- Born: 19 July 1899
- Died: 16 April 1971 (aged 71)
- Education: University College, London
- Occupation: Colonial civil servant

= John Archibald Mulhall =

British colonial administrator (1899-1971)

John Archibald Mulhall CMG OBE (19 July 1899 – 16 April 1971) was a British colonial civil servant in British Ceylon and the Gold Coast.

== Early life and education ==
Mulhall was born on 19 July 1899, the son of Robert Mulhall of Southampton. He was educated at University College, London (BSc). He served in the First World War, from 1916 to 1918, in the 8th City of London Regiment.

== Career ==
Mulhall joined the Ceylon Civil Service as a cadet in 1921. He served in various administrative posts in Ceylon including in succession: Assistant in the Kacheries of Kalatara, Puttalam, Badulla, Galle, and Anuradhapura (1921–1927); Assistant Colonial Secretary (1928); Assistant Chief Secretary (1931); Secretary of the Retrenchment Commission (1932); Assistant Chief Secretary (1933); Acting Department Chief Secretary (1943); Secretary to the Commander-in-Chief, Ceylon (1943), and Secretary to the Governor-General of Ceylon (1948).
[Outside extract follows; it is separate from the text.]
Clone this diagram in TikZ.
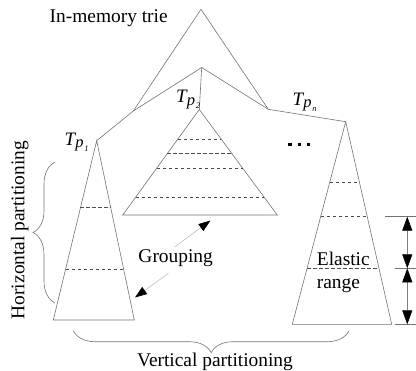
\documentclass[tikz,border=0pt]{standalone}
\usepackage{fontspec}
\setmainfont{Liberation Serif}
\usetikzlibrary{calc,arrows.meta,decorations.pathreplacing}

% partition name: italic T with a lowered p and a tiny index
\newcommand{\tpname}[1]{{\fontsize{19bp}{19bp}\selectfont\itshape T\kern0.2bp\raisebox{-2.5bp}{\fontsize{16.5bp}{16.5bp}\selectfont p}\kern0.6bp\raisebox{-6bp}{\fontsize{8.5bp}{8.5bp}\selectfont #1}}}

\begin{document}
\begin{tikzpicture}[x=1bp,y=-1bp,
  edge/.style={draw=black!55,line width=0.6bp},
  level/.style={draw=black!70,line width=0.6bp,dash pattern=on 3.5bp off 2.5bp},
  txt/.style={inner sep=0pt,font=\fontsize{19.4bp}{22bp}\selectfont},
  tpl/.style={inner sep=0pt,anchor=base west},
  rangearrow/.style={draw=black!50,line width=0.6bp,
    {Triangle[length=14bp,width=10bp,color=black]}-{Triangle[length=14bp,width=10bp,color=black]}},
  grouparrow/.style={draw=black!25,line width=0.6bp,-{Triangle[length=12bp,width=8.5bp,color=black]}},
  dot/.style={fill=black,inner sep=0pt,minimum size=3.6bp},
  curly/.style={draw=black!55,line width=0.6bp,decorate,decoration={brace,amplitude=22bp}}
]
\useasboundingbox (0,0) rectangle (416,371);

% in-memory trie
\coordinate (top) at (201,9.3);
\coordinate (tl) at (133.3,111);
\coordinate (tr) at (268.3,109.3);
\coordinate (mid) at (201.7,67.5);

% partition tries: apex, base left, base right
\coordinate (p1) at (96.7,140.7);
\coordinate (p1l) at (53.3,320);
\coordinate (p1r) at (134.3,320);
\coordinate (p2) at (199.3,109.5);
\coordinate (p2l) at (122.7,215);
\coordinate (p2r) at (277.3,215);
\coordinate (pn) at (345.7,121.7);
\coordinate (pnl) at (292.3,324.3);
\coordinate (pnr) at (391.7,324.3);

\draw[edge] (tl) -- (top) -- (tr);
\draw[edge] (p1) -- (tl) -- (mid) -- (tr) -- (pn);
\draw[edge] (mid) -- (p2);

\draw[edge] (p1) -- (p1l) -- (p1r) -- cycle;
\draw[edge] (p2) -- (p2l) -- (p2r) -- cycle;
\draw[edge] (pn) -- (pnl) -- (pnr) -- cycle;

% horizontal partition levels
\foreach \t in {0.3737,0.7172}
  \draw[level] ($(p1)!\t!(p1l)$) -- ($(p1)!\t!(p1r)$);
\foreach \t in {0.2825,0.4152,0.5573,0.8322}
  \draw[level] ($(p2)!\t!(p2l)$) -- ($(p2)!\t!(p2r)$);
\foreach \t in {0.2991,0.4689,0.7236}
  \draw[level] ($(pn)!\t!(pnl)$) -- ($(pn)!\t!(pnr)$);

% labels
\node[txt,anchor=base west] (trie) at (49.5,22.6) {In-memory trie};
\node[tpl] (tp1) at (64.5,145) {\tpname{1}};
\node[tpl] (tp2) at (176,102.5) {\tpname{2}};
\node[tpl] (tpn) at (292.5,105) {\tpname{\itshape n}};

\node[dot] (d1) at (290,144.3) {};
\node[dot] (d2) at (299.3,144.3) {};
\node[dot] (d3) at (308.6,144.3) {};

% grouping arrow
\node[txt,anchor=base west] (grp) at (138.3,262.3) {Grouping};
\coordinate (g1) at (175,246.7);
\coordinate (g1t) at (210.5,220.5);
\coordinate (g2) at (168.5,273.3);
\coordinate (g2t) at (135,297.5);
\draw[grouparrow] (g1) -- (g1t);
\draw[grouparrow] (g2) -- (g2t);

% elastic range
\node[txt,anchor=base west] (el) at (316.7,265.5) {Elastic};
\node[txt,anchor=base west] (rg) at (316.7,288) {range};
\coordinate (e1a) at (385,216.7);
\coordinate (e1b) at (416,216.7);
\coordinate (e2a) at (395,268.3);
\coordinate (e2b) at (416,268.3);
\coordinate (e3a) at (395,324.3);
\coordinate (e3b) at (416,324.3);
\draw[edge] (e1a) -- (e1b);
\draw[edge] (e2a) -- (e2b);
\draw[edge] (e3a) -- (e3b);
\coordinate (r1) at (407.3,216.7);
\coordinate (r2) at (407.3,268.3);
\coordinate (r3) at (407.3,324.3);
\draw[rangearrow] (r1) -- (r2);
\draw[rangearrow] (r2) -- (r3);

% braces
\coordinate (hb1) at (55,303);
\coordinate (hb2) at (55,162);
\draw[curly] (hb1) -- (hb2);
\node[txt,rotate=90,anchor=base] (hp) at (24.3,230) {Horizontal partitioning};

\coordinate (vb1) at (349,330.7);
\coordinate (vb2) at (73.3,330.7);
\draw[curly] (vb1) -- (vb2);
\node[txt,anchor=base] (vp) at (215,366.5) {Vertical partitioning};
\end{tikzpicture}
\end{document}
In 1957, Mulhall served as chairman of the Public Service Commission in the Gold Coast, and the same year, was involved in the establishment of a Public Service Commission in Cyprus. He retired in 1957.

== Publications ==
- The Public Service Commission in Overseas Territories (1962)

== Personal life and death ==

Mulhall married Eleanor Webb in 1936. They had no children.

Mulhall died on 16 April 1971, aged 71.

== Honours ==
Mulhall was appointed Office of the Order of the British Empire (OBE) in 1947, and was appointed Companion of the Order of St Michael and St George (CMG) in the 1953 Coronation Honours.